Turning to the marital residence, it was clearly separate property since plaintiff purchased it before the parties were married (Domestic Relations Law § 236 [B] [1] [d] [1]). As to the increase in value of this property during the marriage (see, Domestic Relations Law § 236 [B] [1] [d] [3]), the parties’ conflicting testimony on the issue of defendant’s direct contribution of money, time and labor toward the improvements made to the marital residence presented a question of credibility which Supreme Court resolved in favor of plaintiff. Our review of the record reveals no basis for disturbing the court’s ruling on this issue (see, Lisetza v Lisetza, 135 AD2d 20, 24). Nor do we find any support in the record for defendant’s claim that her efforts as a wife, parent, wage earner and homemaker indirectly enhanced the appreciation of the marital residence.

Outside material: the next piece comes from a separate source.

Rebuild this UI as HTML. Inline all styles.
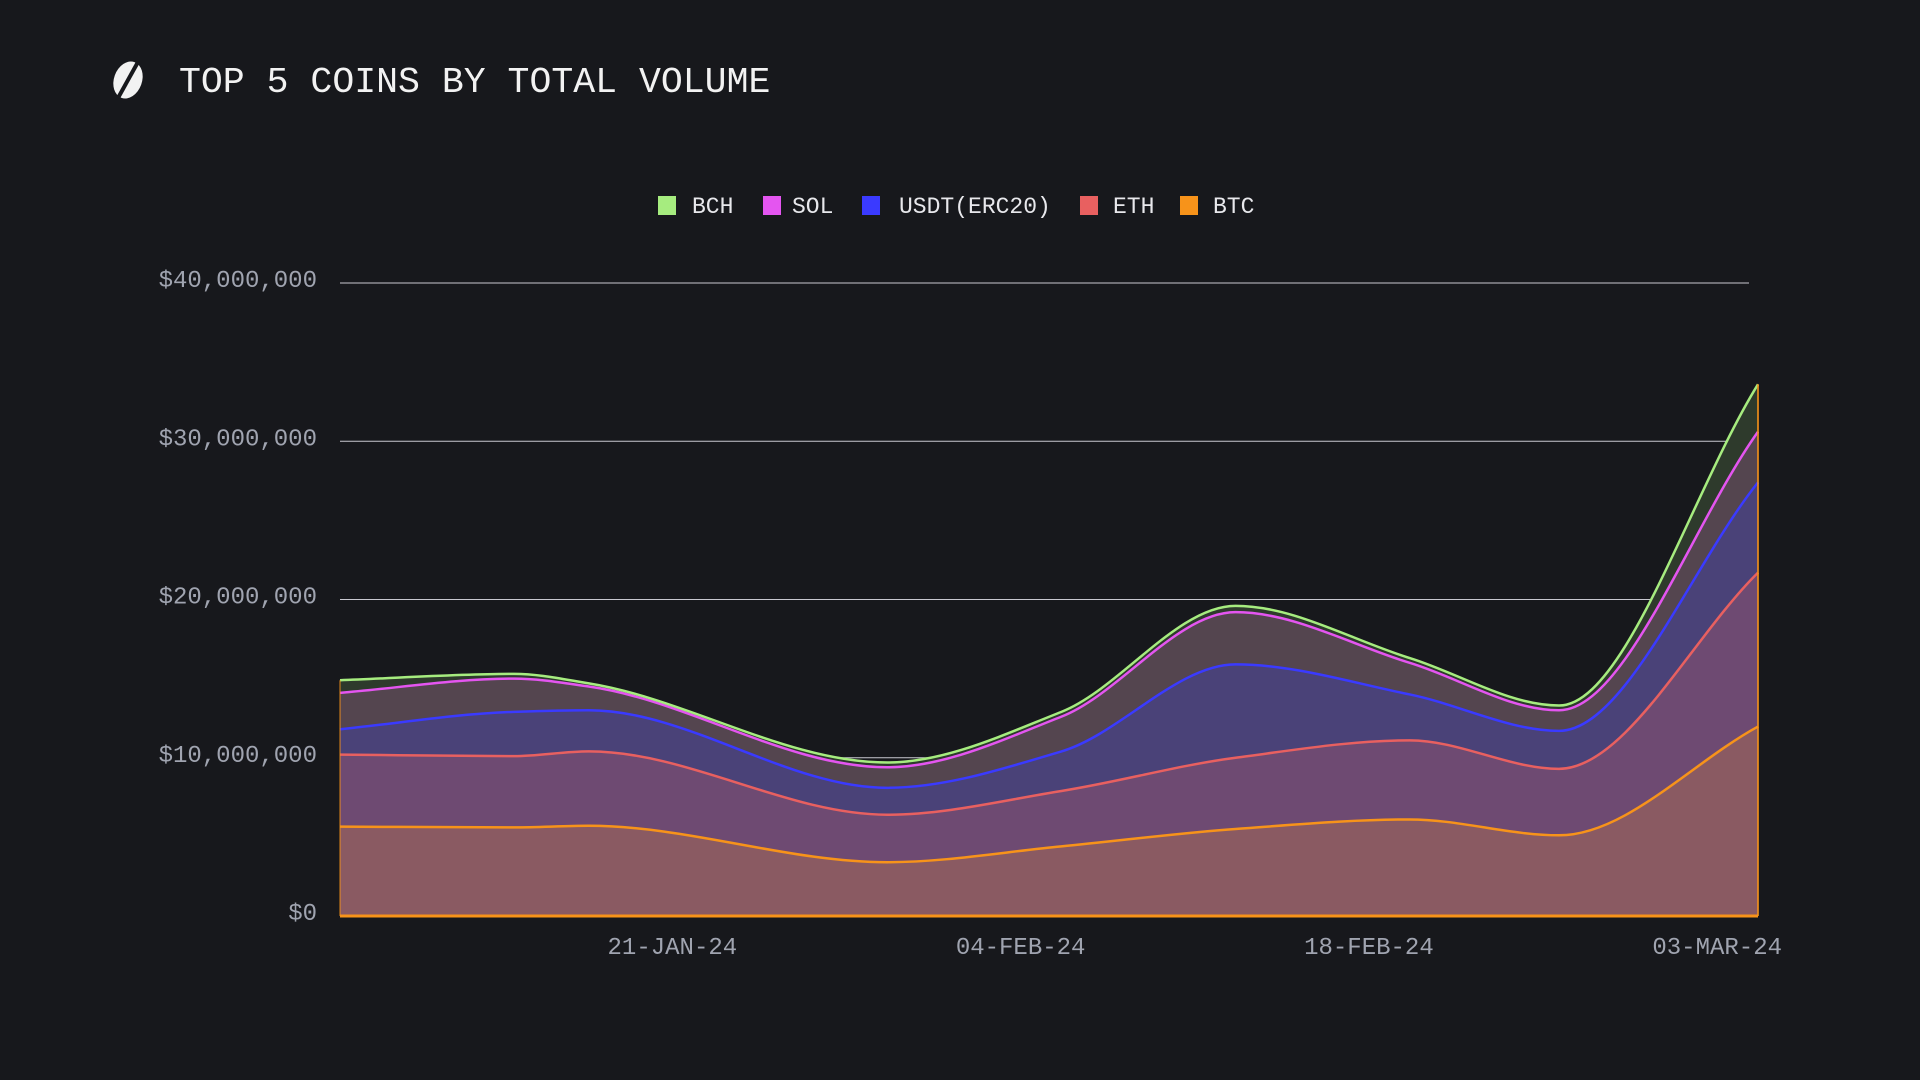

Defendant also contends that Supreme Court erred in its valuation of a checking account maintained by defendant. Although it appears that the court’s figure is incorrect, we are of the view that the error does not require any change in the *746distribution, since the discrepancy amounts to less than 3% of the total marital property distributed by the court, a figure that drops to less than 2% when the proceeds from the Pilot Knob property are included in the marital assets. It is also significant that the court’s distribution was not based upon any particular percentage, but instead relied largely upon the parties’ practice during their marriage of keeping their financial affairs, including bank accounts and investments, entirely separate.

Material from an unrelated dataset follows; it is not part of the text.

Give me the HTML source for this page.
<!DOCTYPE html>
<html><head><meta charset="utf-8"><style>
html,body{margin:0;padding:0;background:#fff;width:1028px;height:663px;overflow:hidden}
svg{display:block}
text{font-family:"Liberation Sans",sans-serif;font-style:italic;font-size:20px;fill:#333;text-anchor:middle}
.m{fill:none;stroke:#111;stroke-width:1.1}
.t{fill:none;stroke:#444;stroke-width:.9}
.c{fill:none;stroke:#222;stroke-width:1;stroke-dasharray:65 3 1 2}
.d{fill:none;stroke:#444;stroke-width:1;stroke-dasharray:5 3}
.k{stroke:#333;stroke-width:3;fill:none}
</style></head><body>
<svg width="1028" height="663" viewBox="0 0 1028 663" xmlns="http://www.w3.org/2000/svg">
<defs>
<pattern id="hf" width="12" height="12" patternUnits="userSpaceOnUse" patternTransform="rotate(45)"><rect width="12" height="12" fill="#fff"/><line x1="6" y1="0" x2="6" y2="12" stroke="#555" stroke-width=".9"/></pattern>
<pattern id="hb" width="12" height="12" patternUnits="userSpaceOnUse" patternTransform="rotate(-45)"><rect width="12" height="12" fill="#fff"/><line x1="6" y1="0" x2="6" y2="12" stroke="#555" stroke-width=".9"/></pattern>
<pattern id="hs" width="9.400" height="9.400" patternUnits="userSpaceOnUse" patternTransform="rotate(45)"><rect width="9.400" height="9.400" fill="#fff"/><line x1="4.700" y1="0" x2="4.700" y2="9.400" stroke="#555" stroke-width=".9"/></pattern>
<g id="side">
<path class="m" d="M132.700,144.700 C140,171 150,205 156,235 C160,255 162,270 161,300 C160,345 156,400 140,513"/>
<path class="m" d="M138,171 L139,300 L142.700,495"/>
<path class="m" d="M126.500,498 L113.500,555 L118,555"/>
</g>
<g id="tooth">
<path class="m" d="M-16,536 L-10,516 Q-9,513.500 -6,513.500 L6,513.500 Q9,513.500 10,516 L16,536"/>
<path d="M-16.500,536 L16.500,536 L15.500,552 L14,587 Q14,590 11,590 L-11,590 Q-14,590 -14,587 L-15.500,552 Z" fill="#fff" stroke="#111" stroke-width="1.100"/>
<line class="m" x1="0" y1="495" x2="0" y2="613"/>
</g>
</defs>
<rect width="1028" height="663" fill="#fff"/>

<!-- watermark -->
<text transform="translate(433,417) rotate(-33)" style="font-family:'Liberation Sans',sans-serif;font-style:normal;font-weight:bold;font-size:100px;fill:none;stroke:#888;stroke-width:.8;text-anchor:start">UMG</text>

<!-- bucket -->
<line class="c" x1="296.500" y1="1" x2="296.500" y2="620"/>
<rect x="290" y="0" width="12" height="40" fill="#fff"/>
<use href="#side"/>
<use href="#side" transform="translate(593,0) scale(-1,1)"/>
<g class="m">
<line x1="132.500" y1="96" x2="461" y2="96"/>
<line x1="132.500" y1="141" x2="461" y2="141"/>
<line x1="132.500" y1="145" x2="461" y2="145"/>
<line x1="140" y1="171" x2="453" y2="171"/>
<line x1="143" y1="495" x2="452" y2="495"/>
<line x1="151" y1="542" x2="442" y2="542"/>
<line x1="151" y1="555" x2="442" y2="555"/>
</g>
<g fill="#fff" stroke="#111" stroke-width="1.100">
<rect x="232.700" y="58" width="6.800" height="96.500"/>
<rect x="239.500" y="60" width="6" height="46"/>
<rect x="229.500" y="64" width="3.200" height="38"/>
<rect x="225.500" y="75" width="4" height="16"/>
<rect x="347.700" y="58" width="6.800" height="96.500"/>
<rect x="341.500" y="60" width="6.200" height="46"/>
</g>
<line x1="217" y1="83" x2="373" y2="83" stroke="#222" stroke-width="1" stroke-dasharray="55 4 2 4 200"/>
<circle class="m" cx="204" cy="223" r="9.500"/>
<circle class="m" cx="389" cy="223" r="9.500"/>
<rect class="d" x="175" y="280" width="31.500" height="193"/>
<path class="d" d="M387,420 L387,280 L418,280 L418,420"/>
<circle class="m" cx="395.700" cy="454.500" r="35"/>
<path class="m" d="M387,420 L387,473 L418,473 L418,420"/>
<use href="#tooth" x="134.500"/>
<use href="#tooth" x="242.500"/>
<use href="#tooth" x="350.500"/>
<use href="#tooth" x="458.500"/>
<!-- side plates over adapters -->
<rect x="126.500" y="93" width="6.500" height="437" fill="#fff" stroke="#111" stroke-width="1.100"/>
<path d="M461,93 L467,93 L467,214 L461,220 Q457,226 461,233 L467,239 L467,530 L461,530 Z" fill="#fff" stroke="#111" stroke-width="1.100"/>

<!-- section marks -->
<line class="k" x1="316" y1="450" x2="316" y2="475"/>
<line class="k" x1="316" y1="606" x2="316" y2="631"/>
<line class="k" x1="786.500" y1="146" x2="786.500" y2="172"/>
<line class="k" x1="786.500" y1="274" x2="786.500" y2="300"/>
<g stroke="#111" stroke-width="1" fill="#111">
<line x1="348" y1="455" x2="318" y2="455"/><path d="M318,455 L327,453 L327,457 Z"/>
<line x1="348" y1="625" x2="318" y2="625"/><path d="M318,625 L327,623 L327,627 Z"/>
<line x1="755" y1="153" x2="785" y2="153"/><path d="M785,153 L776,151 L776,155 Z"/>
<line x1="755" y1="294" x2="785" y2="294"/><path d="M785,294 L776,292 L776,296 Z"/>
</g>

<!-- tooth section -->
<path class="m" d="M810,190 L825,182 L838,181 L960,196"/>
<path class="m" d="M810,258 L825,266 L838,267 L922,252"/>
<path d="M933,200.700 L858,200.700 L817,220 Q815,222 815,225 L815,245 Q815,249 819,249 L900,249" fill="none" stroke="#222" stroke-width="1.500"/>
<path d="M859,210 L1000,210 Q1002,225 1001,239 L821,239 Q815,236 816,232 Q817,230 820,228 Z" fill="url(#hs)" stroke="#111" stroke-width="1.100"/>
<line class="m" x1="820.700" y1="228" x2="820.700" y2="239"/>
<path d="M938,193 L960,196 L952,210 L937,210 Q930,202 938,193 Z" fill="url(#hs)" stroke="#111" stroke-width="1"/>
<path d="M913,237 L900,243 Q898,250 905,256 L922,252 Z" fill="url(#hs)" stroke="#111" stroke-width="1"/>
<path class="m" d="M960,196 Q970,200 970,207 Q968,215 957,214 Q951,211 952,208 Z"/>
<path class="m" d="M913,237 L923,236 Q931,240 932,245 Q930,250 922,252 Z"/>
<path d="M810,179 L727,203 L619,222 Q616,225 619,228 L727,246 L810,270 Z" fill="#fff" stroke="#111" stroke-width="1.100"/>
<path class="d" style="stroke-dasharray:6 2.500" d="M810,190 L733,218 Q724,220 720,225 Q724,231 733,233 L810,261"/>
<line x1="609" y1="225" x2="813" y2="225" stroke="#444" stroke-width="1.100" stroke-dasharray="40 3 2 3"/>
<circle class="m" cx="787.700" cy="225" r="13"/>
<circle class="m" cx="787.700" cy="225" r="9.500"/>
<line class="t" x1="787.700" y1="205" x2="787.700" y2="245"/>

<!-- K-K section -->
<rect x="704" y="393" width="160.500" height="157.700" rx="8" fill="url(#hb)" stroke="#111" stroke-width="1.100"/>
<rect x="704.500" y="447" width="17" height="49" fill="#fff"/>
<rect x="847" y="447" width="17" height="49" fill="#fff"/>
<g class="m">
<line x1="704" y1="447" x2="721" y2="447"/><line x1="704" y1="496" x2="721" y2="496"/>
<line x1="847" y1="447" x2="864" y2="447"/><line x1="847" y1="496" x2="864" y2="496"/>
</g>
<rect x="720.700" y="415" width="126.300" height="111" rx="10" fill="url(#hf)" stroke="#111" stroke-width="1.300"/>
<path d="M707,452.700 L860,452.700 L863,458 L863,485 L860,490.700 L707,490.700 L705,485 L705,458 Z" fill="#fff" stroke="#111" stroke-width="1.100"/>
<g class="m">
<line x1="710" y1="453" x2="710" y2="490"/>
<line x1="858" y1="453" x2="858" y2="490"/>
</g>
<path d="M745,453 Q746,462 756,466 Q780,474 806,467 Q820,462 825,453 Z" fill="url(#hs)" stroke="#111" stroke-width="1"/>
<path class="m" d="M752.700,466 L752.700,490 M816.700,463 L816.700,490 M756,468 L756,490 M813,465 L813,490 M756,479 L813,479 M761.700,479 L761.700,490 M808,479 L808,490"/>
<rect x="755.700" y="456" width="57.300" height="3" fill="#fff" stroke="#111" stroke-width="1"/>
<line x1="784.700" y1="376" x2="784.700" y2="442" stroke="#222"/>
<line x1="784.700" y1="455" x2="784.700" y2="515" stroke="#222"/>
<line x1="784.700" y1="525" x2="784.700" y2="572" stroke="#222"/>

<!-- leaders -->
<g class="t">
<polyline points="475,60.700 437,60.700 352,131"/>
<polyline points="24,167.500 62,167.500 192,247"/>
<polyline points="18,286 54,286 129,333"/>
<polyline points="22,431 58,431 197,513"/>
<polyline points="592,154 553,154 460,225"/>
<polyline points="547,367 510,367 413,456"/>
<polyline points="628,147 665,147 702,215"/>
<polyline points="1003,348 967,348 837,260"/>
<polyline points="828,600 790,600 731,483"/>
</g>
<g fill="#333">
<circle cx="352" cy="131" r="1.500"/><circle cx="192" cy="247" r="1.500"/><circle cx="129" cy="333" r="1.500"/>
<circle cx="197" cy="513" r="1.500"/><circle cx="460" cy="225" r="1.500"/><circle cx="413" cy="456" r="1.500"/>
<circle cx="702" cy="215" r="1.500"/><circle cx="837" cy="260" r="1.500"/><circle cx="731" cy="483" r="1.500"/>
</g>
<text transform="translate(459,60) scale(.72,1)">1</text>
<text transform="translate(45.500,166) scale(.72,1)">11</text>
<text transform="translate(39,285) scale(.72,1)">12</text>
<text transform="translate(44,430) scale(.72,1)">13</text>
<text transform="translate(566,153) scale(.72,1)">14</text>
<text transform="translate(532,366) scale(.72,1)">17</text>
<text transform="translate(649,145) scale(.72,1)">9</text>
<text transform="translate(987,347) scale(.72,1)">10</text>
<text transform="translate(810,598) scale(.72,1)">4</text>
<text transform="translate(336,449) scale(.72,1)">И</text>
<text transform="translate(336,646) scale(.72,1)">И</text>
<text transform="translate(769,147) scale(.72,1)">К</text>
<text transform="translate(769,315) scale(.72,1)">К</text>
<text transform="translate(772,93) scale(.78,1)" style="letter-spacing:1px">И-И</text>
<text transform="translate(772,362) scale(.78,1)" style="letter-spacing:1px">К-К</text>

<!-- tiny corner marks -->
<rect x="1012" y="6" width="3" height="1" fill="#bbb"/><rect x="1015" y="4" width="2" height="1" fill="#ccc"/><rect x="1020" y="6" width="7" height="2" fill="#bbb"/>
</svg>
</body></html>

Next, defendant objects to Supreme Court’s award of child support. The court directed plaintiff to pay $60 per week per child, for a total of $120 per week, and directed that both parties share equally in the children’s future college expenses; the court further directed that plaintiff is entitled to claim both children as exemptions for Federal and State income tax purposes. We find no support in the record for defendant’s claim that the support award is inadequate. In particular, the expenses claimed by defendant for herself and the children are so obviously inflated (they exceed the combined net income of both parties) that they cannot be used as a basis for disturbing the court’s award. Nor is there any support in the record for defendant’s claim that the children will experience a marked decline from their preseparation standard of living. However, since both parents are wage earners contributing to the support of their children, we are of the view that the tax exemptions should be split evenly, with each party entitled to declare one child as an exemption for Federal and State income tax purposes.
Defendant’s final argument is directed at Supreme Court’s award of joint custody of the children, but we find no merit in this argument. Despite the marital discord and potential animosity associated with the divorce, the parties have a history of arriving at mutually acceptable agreements regarding their children. They have demonstrated the type of mature and civilized behavior that makes an award of joint custody appropriate (see, Matter of Braiman v Braiman, 44 NY2d 584, 589-590). There is no basis in this record for disturbing the court’s determination as to custody (compare, Matter of Venable v Venable, 122 AD2d 374, with O’Connor v O’Connor, 146 AD2d 909, 911).
Judgment modified, on the law and the facts, without costs, by reversing so much thereof as declared the Pilot Knob property to be plaintiff’s separate property and granted plaintiff the right to claim both of the parties’ children as exemptions for Federal and State income tax purposes; proceeds *747from the sale of the Pilot Knob property should be distributed in a manner not inconsistent with this court’s decision and each party is granted the right to claim one of their children as an exemption for Federal and State income tax purposes; and, as so modified, affirmed. Mahoney, P. J., Casey, Weiss, Levine and Harvey, JJ., concur.
The parties purchased a one-third interest in the Pilot Knob property shortly before they separated.